A more mundane theory proposed a mechanical failure. If the blimp suddenly lost pressure, it might have caused a rapid shift in altitude, throwing the crew overboard. But L-8 remained fully intact, showing no signs of any catastrophic failure.
Some believed a rogue wave was to blame. If one of the men had leaned out of the gondola to inspect the oil slick below or repair a fault, a sudden wave could have pulled him under. His crewmate, acting on instinct, may have jumped in after him. If this happened quickly enough, neither would have had time to radio for help.

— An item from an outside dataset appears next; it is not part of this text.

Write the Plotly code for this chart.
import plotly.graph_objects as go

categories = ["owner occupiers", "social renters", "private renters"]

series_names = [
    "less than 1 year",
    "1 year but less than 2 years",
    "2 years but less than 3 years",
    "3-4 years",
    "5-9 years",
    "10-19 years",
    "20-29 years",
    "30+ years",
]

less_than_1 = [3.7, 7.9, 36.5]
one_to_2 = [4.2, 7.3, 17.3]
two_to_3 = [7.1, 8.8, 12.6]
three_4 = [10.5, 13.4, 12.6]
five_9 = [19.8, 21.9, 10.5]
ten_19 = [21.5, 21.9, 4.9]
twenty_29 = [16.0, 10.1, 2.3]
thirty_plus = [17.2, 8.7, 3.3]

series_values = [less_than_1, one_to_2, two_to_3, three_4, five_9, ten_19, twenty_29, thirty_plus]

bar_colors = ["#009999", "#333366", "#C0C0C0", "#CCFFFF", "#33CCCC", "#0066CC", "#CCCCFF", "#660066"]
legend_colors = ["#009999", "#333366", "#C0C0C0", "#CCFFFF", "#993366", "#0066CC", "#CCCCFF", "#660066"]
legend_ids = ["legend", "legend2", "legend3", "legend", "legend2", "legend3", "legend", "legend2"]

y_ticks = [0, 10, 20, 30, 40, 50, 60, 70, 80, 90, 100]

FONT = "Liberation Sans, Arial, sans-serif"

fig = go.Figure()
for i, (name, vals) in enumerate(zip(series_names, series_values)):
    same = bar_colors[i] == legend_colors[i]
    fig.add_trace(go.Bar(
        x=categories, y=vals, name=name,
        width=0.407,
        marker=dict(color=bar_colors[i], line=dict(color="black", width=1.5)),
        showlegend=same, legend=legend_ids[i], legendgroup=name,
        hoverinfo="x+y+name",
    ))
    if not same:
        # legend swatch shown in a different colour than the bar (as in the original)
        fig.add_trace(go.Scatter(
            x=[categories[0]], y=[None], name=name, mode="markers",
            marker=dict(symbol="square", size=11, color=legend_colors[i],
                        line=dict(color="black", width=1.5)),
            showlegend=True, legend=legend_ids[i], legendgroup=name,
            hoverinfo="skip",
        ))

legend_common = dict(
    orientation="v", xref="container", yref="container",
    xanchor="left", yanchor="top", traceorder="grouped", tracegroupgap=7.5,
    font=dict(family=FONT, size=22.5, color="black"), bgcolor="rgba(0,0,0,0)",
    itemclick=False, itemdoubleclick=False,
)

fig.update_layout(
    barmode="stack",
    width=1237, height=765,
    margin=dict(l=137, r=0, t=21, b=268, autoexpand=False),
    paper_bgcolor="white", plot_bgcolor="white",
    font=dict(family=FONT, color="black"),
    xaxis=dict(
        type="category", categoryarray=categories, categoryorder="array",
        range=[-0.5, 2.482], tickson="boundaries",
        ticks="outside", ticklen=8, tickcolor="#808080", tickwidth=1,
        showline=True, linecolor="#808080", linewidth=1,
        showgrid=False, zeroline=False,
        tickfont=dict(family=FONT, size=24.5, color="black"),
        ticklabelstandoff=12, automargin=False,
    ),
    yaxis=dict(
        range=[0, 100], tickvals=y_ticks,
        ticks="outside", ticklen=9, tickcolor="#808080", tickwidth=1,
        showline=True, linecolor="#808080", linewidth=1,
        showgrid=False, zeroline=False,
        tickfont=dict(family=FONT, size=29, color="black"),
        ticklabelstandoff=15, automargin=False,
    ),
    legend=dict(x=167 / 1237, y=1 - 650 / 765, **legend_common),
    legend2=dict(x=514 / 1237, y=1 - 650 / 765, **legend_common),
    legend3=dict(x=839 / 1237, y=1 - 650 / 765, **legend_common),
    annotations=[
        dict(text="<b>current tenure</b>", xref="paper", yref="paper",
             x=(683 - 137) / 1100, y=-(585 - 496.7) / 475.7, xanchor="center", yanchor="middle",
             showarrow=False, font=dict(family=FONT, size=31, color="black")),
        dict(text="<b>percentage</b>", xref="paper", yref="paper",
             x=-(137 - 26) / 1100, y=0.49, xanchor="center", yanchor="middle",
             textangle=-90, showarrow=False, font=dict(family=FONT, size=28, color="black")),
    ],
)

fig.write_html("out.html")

And then, of course, there are the more outlandish theories that L-8’s crew was taken by something not of this world. Some eyewitnesses claim to have seen men parachuting from the blimp, though no one ever landed. Others insist they saw the gondola completely empty while it was still in the air. To this day, some believe that Cody and Adams were abducted—by an unknown force, their fate sealed far above the Pacific.
The official Navy investigation concluded that there was no evidence of foul play, no mechanical failure, and no reasonable explanation for the disappearance of the crew. The final ruling? “Cause Unknown.”
In the years that followed, the Ghost Blimp was repaired and put back into service, continuing its missions as if nothing had happened. When the war ended, it was returned to Goodyear, eventually becoming part of the Goodyear Blimp America, floating over stadiums until its retirement in 1982. Today, its gondola sits in the Naval Aviation Museum in Florida, a silent relic of an unsolved mystery.
Cody and Adams were declared legally dead a year after their disappearance, but their case remains one of aviation’s greatest enigmas. A fully operational blimp. A quiet morning patrol. Two men who ceased to exist within a five-hour window.
What really happened aboard L-8 that day? Did they fall? Were they taken? Or will the truth stay drifting somewhere out there, just beyond our reach for all time?
Whatever the answer, one thing is certain – the Ghost Blimp remains, its mystery unsolved and its crew missing forever.